Highlighting highlights all words in all fields when searching for field:*


(Mark Waddle-2) #1

When I execute a search with a query like "field:*", and specify a number
of fields to be highlighted, it seems to highlight all words, except stop
words, for all of those fields. It doesn't matter whether the field
searched on is in the highlighted field set or not. This seems incorrect to
me. It seems like only the words in the field specified in the query should
be highlighted, and only if that field is included in the highlighted field
set of course. Am I doing something wrong? Are my expectations wrong? Is
this a bug?

Thanks,
Mark

--


(Lukáš Vlček) #2

Hi,

do you think you can prepare recreation script?

Regards,
Lukas
Dne 18.8.2012 8:06 "Mark Waddle" mark@redfoleo.com napsal(a):

When I execute a search with a query like "field:*", and specify a number
of fields to be highlighted, it seems to highlight all words, except stop
words, for all of those fields. It doesn't matter whether the field
searched on is in the highlighted field set or not. This seems incorrect to
me. It seems like only the words in the field specified in the query should
be highlighted, and only if that field is included in the highlighted field
set of course. Am I doing something wrong? Are my expectations wrong? Is
this a bug?

Thanks,
Mark

--

--


(Mark Waddle-2) #3

#!/bin/bash
curl -XDELETE 'http://localhost:9200/highlight'
echo
curl -XPOST 'http://localhost:9200/highlight'
echo
curl -XPUT -d '{
"doc" : {
"_source" : { "enabled" : false },
"_all" : { "enabled" : true },
"_timestamp" : { "enabled" : true, "store" : "yes" },
"properties" : {
"text1" : {
"type" : "string",
"store" : "yes"
},
"text2" : {
"type" : "string",
"store" : "yes"
}
}
}
}' http://localhost:9200/highlight/doc/_mapping
echo
curl -XPOST -d '{ "text1": "doc1 and text1", "text2": "doc1 and text2" }'
http://localhost:9200/highlight/doc
echo
curl -XPOST -d '{ "text1": "doc2 and text1", "text2": "doc2 and text2" }'
http://localhost:9200/highlight/doc
echo
curl -XPOST http://localhost:9200/highlight/_refresh
echo
curl -d '{ "query" : { "query_string" : { "query" : "text1:*" } }, "fields"
: ["text1", "text2"], "highlight" : { "fields" : { "text1" : {}, "text2" :
{} } } }' http://localhost:9200/highlight/_search?pretty=true
echo

On Friday, August 17, 2012 11:10:28 PM UTC-7, Lukáš Vlček wrote:

Hi,

do you think you can prepare recreation script?

Regards,
Lukas
Dne 18.8.2012 8:06 "Mark Waddle" <ma...@redfoleo.com <javascript:>>
napsal(a):

When I execute a search with a query like "field:*", and specify a number
of fields to be highlighted, it seems to highlight all words, except stop
words, for all of those fields. It doesn't matter whether the field
searched on is in the highlighted field set or not. This seems incorrect to
me. It seems like only the words in the field specified in the query should
be highlighted, and only if that field is included in the highlighted field
set of course. Am I doing something wrong? Are my expectations wrong? Is
this a bug?

Thanks,
Mark

--

--


(Mark Waddle-2) #4

Has anyone been able to reproduce this with the script?

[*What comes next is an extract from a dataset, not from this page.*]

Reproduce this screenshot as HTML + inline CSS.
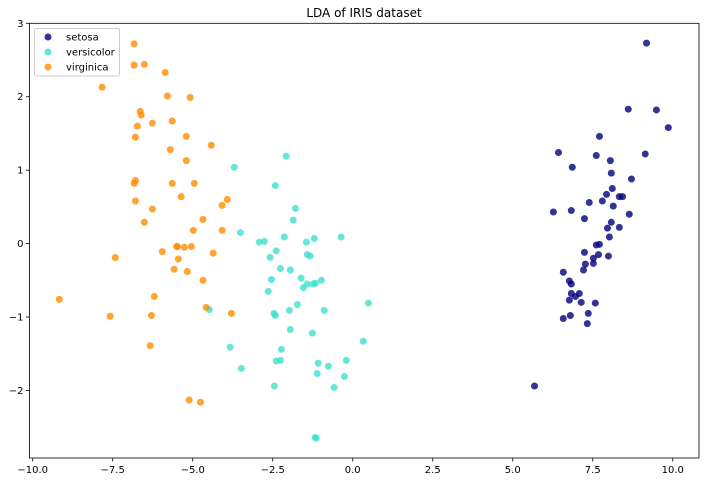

On Friday, August 17, 2012 11:25:18 PM UTC-7, Mark Waddle wrote:

#!/bin/bash
curl -XDELETE 'http://localhost:9200/highlight'
echo
curl -XPOST 'http://localhost:9200/highlight'
echo
curl -XPUT -d '{
"doc" : {
"_source" : { "enabled" : false },
"_all" : { "enabled" : true },
"_timestamp" : { "enabled" : true, "store" : "yes" },
"properties" : {
"text1" : {
"type" : "string",
"store" : "yes"
},
"text2" : {
"type" : "string",
"store" : "yes"
}
}
}
}' http://localhost:9200/highlight/doc/_mapping
echo
curl -XPOST -d '{ "text1": "doc1 and text1", "text2": "doc1 and text2" }'
http://localhost:9200/highlight/doc
echo
curl -XPOST -d '{ "text1": "doc2 and text1", "text2": "doc2 and text2" }'
http://localhost:9200/highlight/doc
echo
curl -XPOST http://localhost:9200/highlight/_refresh
echo
curl -d '{ "query" : { "query_string" : { "query" : "text1:*" } },
"fields" : ["text1", "text2"], "highlight" : { "fields" : { "text1" : {},
"text2" : {} } } }' http://localhost:9200/highlight/_search?pretty=true
echo

On Friday, August 17, 2012 11:10:28 PM UTC-7, Lukáš Vlček wrote:

Hi,

do you think you can prepare recreation script?

Regards,
Lukas
Dne 18.8.2012 8:06 "Mark Waddle" ma...@redfoleo.com napsal(a):

When I execute a search with a query like "field:*", and specify a
number of fields to be highlighted, it seems to highlight all words, except
stop words, for all of those fields. It doesn't matter whether the field
searched on is in the highlighted field set or not. This seems incorrect to
me. It seems like only the words in the field specified in the query should
be highlighted, and only if that field is included in the highlighted field
set of course. Am I doing something wrong? Are my expectations wrong? Is
this a bug?

Thanks,
Mark

--

--


(Shaun Etherton) #5

Hi

It seems ok to me.

This is the result i get running your script. I'm using elasticsearch-0.19.4.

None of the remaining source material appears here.